The men in the taxi were among a total of 24 Iraqis killed by
the marines in the wake of a bomb attack on their convoy as it
drove through Haditha, an insurgent-plagued town in the western
Iraqi desert, on the morning of November 19, 2005.
Despite claims by locals that the troops went on the rampage,
hurling grenades into nearby houses and killing women and children,
the marine squad's commanders failed to launch any inquiry until
prompted by a Time magazine report into the incident some two
months later. Four senior officers, not present at the incident,
have been charged over their alleged failure to investigate and
report the deaths properly.
The scale of the killings sparked horror in America and drew
comparisons with the 1968 My Lai massacre, which dramatically
reduced support for the American military campaign in Vietnam.
Nonetheless, while some of the testimony to the inquiry paints
a grim picture of troops virtually running amok, much of it backs
up the marines' claim that they came under sustained fire after
the bombing and were responding to immediate threats to life.
Several marines testified that as they tried to help their injured
colleagues away from the wreckage of a bombed-out Humvee, they
came under fire from several gunmen on either side of the road,
some using local houses as sniping points.
At the first house they then stormed, Staff Sgt Wuterich told
his men to "treat it as a hostile environment", giving
the order: "Shoot first, ask questions later". L/Cpl
Tatum then heard what he believed was an AK47 rifle being cocked
in another room. He and his comrades then tossed in grenades and
"cleared" the rest of the house by rifle fire, only
to discover later that they had killed six members of a family,
including a four-year-old boy and his mother.
Among the survivors was the boy's sister, Eman Hamed, nine, who
later gave a harrowing account of the killings to the world's
media: "I couldn't see their faces very well – only
their guns sticking into the doorway," she said. "I
watched them shoot my grandfather, first in the chest and then
in the head. Then they killed my granny."
However, Sgt Mashoot, the Iraqi soldier who was with the marines,
told the inquiry that he felt that the attacks on the houses were
justified, and not acts of simple revenge. The report said he
believed the marines "had justification" for the raids
because they were "defending themselves".

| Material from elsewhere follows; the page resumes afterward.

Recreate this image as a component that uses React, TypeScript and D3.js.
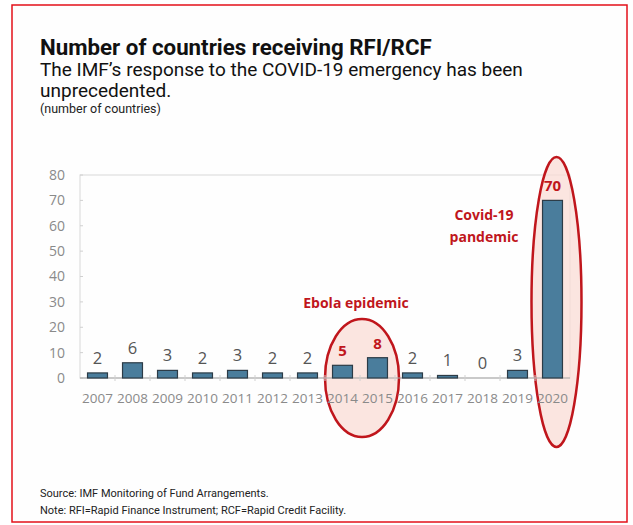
import React from "react";
import * as d3 from "d3";

const years = ["2007","2008","2009","2010","2011","2012","2013","2014","2015","2016","2017","2018","2019","2020"];
const counts = [2, 6, 3, 2, 3, 2, 2, 5, 8, 2, 1, 0, 3, 70];
const highlighted = ["2014", "2015", "2020"];
const yTicks = [0, 10, 20, 30, 40, 50, 60, 70, 80];

const W = 633, H = 525;
const plot = { left: 80, right: 570, top: 175, bottom: 378 };
const RED = "#c0161c";

export default function App() {
  const x = d3.scaleBand<string>().domain(years).range([plot.left, plot.right]).paddingInner(0.43).paddingOuter(0.215);
  const band = d3.scaleBand<string>().domain(years).range([plot.left, plot.right]);
  const y = d3.scaleLinear().domain([0, 80]).range([plot.bottom, plot.top]);
  const cx = (yr: string) => (band(yr) as number) + band.bandwidth() / 2;

  const ebolaCx = (cx("2014") + cx("2015")) / 2;
  const covidCx = cx("2020") + 4;

  return (
    <svg width={W} height={H} style={{ position: "absolute", left: 0, top: 0, background: "#fff" }}>
      <rect x={12} y={5} width={615} height={517} fill="#fefefe" stroke="#e3101a" strokeWidth={1.5} />
      <g fontFamily="Roboto, 'Liberation Sans', sans-serif" fill="#111">
        <text x={40} y={55} fontSize={22.3} fontWeight={700}>Number of countries receiving RFI/RCF</text>
        <text x={40} y={76} fontSize={19}>The IMF’s response to the COVID-19 emergency has been</text>
        <text x={40} y={97} fontSize={19}>unprecedented.</text>
        <text x={40} y={113} fontSize={12.5} fill="#222">(number of countries)</text>
        <text x={40} y={497} fontSize={11} fill="#222">Source: IMF Monitoring of Fund Arrangements.</text>
        <text x={40} y={514} fontSize={11} fill="#222">Note: RFI=Rapid Finance Instrument; RCF=Rapid Credit Facility.</text>
      </g>

      {/* plot frame */}
      <rect x={plot.left} y={plot.top} width={plot.right - plot.left} height={plot.bottom - plot.top} fill="none" stroke="#d8d8d8" strokeWidth={1} />

      {/* ellipses */}
      <ellipse cx={ebolaCx + 2} cy={y(0)} rx={37} ry={59} fill="#f9dcd6" fillOpacity={0.75} stroke={RED} strokeWidth={2.5} />
      <ellipse cx={covidCx} cy={302} rx={25} ry={145} fill="#f9dcd6" fillOpacity={0.75} stroke={RED} strokeWidth={2.5} />

      {/* y axis */}
      <g fontFamily="'Open Sans', sans-serif" fontSize={14} fill="#8a8a8a">
        {yTicks.map((t) => (
          <g key={t}>
            <line x1={plot.left} x2={plot.left + 3} y1={y(t)} y2={y(t)} stroke="#d0d0d0" />
            <text x={65} y={y(t)} dy="0.35em" textAnchor="end">{t}</text>
          </g>
        ))}
      </g>

      {/* baseline and category ticks */}
      <line x1={plot.left} x2={plot.right} y1={y(0)} y2={y(0)} stroke="#a8a8a8" strokeWidth={1.2} />
      {years.slice(1).map((yr) => (
        <line key={yr} x1={band(yr) as number} x2={band(yr) as number} y1={y(0) - 3} y2={y(0) + 3} stroke="#d0d0d0" />
      ))}

      {/* bars */}
      {years.map((yr, i) => (
        <rect key={yr} x={x(yr) as number} y={y(counts[i])} width={x.bandwidth()} height={y(0) - y(counts[i])}
          fill="#4a7d9c" stroke="#2c3b46" strokeWidth={1.2} />
      ))}

      {/* value labels */}
      {years.map((yr, i) => {
        const hl = highlighted.includes(yr);
        return (
          <text key={yr} x={cx(yr)} y={y(counts[i]) - 9} textAnchor="middle"
            fontFamily="'Open Sans', sans-serif"
            fontSize={hl ? 15 : 16.5} fontWeight={hl ? 700 : 400} fill={hl ? RED : "#555"}>
            {counts[i]}
          </text>
        );
      })}

      {/* x labels */}
      <g fontFamily="'Open Sans', sans-serif" fontSize={13.5} fill="#8a8a8a">
        {years.map((yr) => (
          <text key={yr} x={cx(yr)} y={403} textAnchor="middle">{yr}</text>
        ))}
      </g>

      {/* annotations */}
      <g fontFamily="'Open Sans', sans-serif" fontWeight={700} fontSize={14} fill={RED} textAnchor="middle">
        <text x={356} y={308}>Ebola epidemic</text>
        <text x={484} y={220}>Covid-19</text>
        <text x={484} y={242}>pandemic</text>
      </g>
    </svg>
  );
}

Several of the marines later expressed regrets that innocent
civilians had been killed, but insisted that they had followed
the rules of engagement. "I fired because I had been told
the house was hostile and I was following my training that all
individuals in a hostile house are to be shot," said L/Cpl
Humberto M Mendoza. Staff Sgt Wuterich also told the inquiry:
"We did not go in intentionally to spray everyone we saw.
We were taking fire."
Attorneys acting for the marines have declined to comment on
the report, which runs into thousands of pages and was leaked
to yesterday's Washington Post.
When allegations about the killings at Haditha originally surfaced,
American marine commanders believed they were part of an insurgent
propaganda campaign to smear the soldiers' reputation. A subsequent
investigation by a senior US Army commander backed up the marines'
version of events, pointing out that they were in the middle of
a battlefield and that the troops had grounds for suspecting that
the men in the taxi were insurgents. It did, however, recommend
the separate probe by the Naval Criminal Investigative Service,
which began in March and led to murder charges last month.